Who do you think the show will appeal to?
We've an absolute smorgasboard of treats for a real diverse audience. Anyone who digs cabaret, dance, theatre, burlesque, live music and live performance that is utterly visceral, sexy, funny and wild.
How did you become involved with cabaret?
My main body of work is as a dance artist, physical performer and actor, but I've also been creating very avant-garde burlesque/fetish/cabaret performance works for well over a decade now. It was a way to blend all the things I am fascinated in and feel strongly about in regards to the body, sensuality, sexuality, eroticism and that magic way that art forms like burlesque or cabaret can use easily recognisable archetypes of say, women or femme people, and cleverly stretch, twist and subvert those archetypes until they become something unrecognisable. Cabaret draws people in and gets them laughing, and then when their mouths are open from laughing you just geeeeently place that little truth bomb in there. Magic.
What do you enjoy most about the production?
While The Most Naked was inspired by and speaks to ideas, themes and happenings that are historical and universal, it is also a very personal statement. It is literally a culmination of my life’s experience of being a woman, a femme, of being fascinated by and creating art that explores ideals of the feminine, the erotic, and the perception that people have of those ideals. Being able to weave all of this into a cohesive show, to have the privilege of sharing it with so many audience members and receiving such deeply moving feedback has been a very humbling and inspiring experience.
What political elements does the show touch on?
There are many elements that are touched on but the real core of the piece is this ideal of the feminine form. This thing that has been so worshipped, so idolised, so obsessed over and so lusted after, but also very repressed, abused, manipulated, controlled. Don't get me wrong, the show is just as laugh-out-loud funny and pant-moisteningly scintillating as it is political and intense, but it is very important to me that the values of autonomy, agency and positive representations of bodies, sex, sexuality and eroticism are upheld in everything I make, and The Most Naked is no different.
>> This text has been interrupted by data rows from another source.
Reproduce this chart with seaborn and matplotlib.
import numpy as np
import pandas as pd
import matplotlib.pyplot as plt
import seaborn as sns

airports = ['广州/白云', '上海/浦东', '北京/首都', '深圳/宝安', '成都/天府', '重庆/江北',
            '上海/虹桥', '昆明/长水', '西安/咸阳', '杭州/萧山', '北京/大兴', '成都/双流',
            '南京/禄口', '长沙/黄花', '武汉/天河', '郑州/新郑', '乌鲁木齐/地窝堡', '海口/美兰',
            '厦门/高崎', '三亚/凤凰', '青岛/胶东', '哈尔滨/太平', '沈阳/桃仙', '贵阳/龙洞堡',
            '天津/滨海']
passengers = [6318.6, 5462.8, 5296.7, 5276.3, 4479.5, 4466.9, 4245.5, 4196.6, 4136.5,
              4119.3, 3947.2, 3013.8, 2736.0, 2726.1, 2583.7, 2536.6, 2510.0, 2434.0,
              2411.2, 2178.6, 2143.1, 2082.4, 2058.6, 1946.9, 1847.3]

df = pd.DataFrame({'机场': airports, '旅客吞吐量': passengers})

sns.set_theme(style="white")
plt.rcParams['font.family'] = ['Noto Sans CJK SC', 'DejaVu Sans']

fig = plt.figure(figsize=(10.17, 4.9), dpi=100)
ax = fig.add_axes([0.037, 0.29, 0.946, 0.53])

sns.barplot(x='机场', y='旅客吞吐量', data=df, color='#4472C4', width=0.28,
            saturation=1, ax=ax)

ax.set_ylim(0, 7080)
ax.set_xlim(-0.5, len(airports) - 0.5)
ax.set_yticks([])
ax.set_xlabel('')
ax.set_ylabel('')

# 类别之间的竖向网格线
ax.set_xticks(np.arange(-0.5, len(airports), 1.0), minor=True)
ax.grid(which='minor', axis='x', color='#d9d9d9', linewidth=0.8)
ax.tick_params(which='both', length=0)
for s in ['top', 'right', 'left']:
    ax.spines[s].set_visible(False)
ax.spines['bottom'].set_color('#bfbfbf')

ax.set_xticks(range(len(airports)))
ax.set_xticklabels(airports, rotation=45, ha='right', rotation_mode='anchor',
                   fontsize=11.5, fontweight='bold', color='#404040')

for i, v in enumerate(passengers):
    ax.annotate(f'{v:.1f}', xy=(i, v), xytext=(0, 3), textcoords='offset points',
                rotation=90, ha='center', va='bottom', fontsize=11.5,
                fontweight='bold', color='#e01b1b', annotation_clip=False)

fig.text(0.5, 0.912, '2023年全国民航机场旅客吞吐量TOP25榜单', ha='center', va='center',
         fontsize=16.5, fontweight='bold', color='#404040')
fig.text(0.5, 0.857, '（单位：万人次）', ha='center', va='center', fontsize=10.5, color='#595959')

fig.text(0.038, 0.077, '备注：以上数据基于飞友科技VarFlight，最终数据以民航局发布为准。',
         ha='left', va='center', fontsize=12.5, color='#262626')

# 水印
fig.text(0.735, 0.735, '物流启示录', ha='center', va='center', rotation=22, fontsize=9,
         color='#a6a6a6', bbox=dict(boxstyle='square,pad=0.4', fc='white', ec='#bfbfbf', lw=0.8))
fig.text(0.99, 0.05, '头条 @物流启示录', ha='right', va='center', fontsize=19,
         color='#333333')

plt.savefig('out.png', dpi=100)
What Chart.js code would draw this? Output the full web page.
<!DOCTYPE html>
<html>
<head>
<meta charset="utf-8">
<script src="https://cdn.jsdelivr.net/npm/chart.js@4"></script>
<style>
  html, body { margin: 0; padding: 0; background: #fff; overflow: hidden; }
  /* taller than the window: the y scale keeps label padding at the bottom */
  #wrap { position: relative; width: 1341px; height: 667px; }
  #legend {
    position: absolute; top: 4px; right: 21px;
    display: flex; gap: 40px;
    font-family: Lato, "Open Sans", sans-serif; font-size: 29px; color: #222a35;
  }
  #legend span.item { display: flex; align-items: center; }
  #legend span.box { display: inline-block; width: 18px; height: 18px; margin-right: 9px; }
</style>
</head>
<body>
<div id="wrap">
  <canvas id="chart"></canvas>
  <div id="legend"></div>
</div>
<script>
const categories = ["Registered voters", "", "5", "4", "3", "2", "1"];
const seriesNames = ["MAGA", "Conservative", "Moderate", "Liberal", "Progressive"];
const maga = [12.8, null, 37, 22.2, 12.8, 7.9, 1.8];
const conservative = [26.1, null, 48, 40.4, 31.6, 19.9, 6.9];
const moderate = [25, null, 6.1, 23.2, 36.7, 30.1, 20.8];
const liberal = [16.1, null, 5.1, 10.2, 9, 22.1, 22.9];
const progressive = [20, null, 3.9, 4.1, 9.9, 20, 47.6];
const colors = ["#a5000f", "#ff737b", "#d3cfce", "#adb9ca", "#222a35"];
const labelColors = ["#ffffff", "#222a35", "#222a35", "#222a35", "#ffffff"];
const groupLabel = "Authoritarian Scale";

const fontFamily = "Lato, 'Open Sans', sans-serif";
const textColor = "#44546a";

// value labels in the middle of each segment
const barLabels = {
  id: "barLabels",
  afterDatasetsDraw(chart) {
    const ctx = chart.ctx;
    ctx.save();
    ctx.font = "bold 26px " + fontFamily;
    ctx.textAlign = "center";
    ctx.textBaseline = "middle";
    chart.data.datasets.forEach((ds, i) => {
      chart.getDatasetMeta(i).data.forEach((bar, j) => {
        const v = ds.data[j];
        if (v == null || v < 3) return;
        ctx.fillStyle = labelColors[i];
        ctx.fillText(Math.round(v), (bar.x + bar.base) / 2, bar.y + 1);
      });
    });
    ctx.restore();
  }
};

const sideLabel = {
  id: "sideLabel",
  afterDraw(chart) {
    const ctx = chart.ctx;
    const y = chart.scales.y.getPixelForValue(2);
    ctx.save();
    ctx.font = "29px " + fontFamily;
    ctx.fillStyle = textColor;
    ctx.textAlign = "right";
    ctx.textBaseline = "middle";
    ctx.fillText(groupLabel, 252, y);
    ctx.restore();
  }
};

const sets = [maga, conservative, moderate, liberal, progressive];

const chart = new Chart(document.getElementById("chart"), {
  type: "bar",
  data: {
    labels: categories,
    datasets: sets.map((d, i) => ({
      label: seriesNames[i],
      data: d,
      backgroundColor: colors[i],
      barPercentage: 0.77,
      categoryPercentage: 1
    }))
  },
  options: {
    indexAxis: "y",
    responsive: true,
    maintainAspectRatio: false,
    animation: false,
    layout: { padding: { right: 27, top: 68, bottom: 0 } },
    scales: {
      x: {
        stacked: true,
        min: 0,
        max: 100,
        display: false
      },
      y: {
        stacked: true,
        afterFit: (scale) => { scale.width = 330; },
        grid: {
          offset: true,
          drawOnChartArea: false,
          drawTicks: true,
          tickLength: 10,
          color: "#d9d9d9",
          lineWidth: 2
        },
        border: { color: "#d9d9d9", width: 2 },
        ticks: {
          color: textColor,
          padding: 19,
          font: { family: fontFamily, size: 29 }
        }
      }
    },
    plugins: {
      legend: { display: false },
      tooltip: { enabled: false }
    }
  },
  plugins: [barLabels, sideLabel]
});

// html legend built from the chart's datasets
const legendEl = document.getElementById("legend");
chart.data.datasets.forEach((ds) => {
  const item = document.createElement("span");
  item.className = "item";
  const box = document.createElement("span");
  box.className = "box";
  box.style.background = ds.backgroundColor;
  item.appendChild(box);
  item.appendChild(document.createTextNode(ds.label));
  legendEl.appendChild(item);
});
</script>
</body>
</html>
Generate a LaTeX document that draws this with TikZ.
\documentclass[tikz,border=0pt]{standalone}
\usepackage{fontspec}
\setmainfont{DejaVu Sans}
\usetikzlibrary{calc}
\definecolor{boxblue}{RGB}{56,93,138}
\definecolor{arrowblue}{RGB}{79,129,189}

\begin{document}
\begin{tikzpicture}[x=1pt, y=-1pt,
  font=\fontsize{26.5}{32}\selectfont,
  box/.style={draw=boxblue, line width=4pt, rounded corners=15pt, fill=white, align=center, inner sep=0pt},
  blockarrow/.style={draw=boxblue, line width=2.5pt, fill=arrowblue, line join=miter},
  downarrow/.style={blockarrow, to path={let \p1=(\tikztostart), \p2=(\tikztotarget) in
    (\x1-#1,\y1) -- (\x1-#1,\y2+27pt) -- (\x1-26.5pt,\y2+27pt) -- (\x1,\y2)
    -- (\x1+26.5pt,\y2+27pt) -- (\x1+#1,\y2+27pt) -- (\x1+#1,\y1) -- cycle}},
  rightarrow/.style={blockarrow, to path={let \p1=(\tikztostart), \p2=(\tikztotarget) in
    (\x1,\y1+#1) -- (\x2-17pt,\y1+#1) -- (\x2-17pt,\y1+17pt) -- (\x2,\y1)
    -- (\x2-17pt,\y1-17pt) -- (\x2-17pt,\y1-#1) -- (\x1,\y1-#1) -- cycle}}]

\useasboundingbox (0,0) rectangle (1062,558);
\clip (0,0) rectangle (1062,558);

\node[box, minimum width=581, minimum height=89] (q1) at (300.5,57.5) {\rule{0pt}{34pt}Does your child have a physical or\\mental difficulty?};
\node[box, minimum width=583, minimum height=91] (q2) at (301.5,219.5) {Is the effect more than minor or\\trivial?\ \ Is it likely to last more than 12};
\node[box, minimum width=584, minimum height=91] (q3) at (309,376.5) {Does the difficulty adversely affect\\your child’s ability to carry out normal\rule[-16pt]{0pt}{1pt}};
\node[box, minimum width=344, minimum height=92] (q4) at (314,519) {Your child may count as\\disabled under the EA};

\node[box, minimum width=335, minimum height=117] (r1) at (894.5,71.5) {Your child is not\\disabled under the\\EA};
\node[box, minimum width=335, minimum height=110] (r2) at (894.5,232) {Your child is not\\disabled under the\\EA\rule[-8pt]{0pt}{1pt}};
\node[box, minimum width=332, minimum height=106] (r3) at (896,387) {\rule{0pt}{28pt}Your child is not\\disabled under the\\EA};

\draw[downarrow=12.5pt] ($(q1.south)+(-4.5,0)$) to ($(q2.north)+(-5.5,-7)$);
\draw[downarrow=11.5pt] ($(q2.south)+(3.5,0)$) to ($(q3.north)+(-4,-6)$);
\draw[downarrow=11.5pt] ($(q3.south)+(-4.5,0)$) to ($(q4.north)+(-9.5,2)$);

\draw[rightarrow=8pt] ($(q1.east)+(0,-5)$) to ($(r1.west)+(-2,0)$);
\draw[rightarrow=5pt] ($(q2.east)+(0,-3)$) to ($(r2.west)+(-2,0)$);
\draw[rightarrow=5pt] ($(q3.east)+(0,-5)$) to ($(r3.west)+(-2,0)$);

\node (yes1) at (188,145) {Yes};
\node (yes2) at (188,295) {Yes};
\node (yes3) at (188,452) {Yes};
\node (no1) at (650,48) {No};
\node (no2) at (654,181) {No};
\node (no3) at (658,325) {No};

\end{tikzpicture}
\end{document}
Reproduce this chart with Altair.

We aim to send people into their own behaviours and perceptions and really provoke thought, as well as being straight-up entertaining as hell.
How many people did it take to put this show together?
I am so fortunate to have had some amazing collaborators helping bring this work to life — costume, set, lighting etc. The majority of the grunt work in creating, producing and choreographing/directing the work was done by myself, but once I started collaborating with the incredible Lucien Johnson, our composer and the musician, the work really came to life. Lucien was instrumental (pun intended) in bringing all the pieces of the work together. He helped me with the writing, the staging, transitions, giving me pep talks when I'd fall into an exhaustion hole, and not least with the astonishing compositions he has created and plays live.
What do you think it means to be naked?
To be honest, free, vulnerable, powerful. Perhaps my perception has been skewed as I am so often physically naked for jobs, but I tend to think of being naked as not having anything to do with how few clothes you're wearing.
What kind of feedback have you received so far?
I could not have predicted the feedback we have got. We have audience members coming up to us in tears afterwards, saying it was such a cathartic experience, like they were seeing parts of their lives lived out that they didn't know how to articulate but recognised them when they saw it. Or that they felt uplifted, empowered. That they were laughing at the beginning and in tears by the end. One woman said she kept wanting to get up and just scream and jump up and down in excitement. I am blown away, and so happy. If we can connect with just one person in that way, then I am over the moon.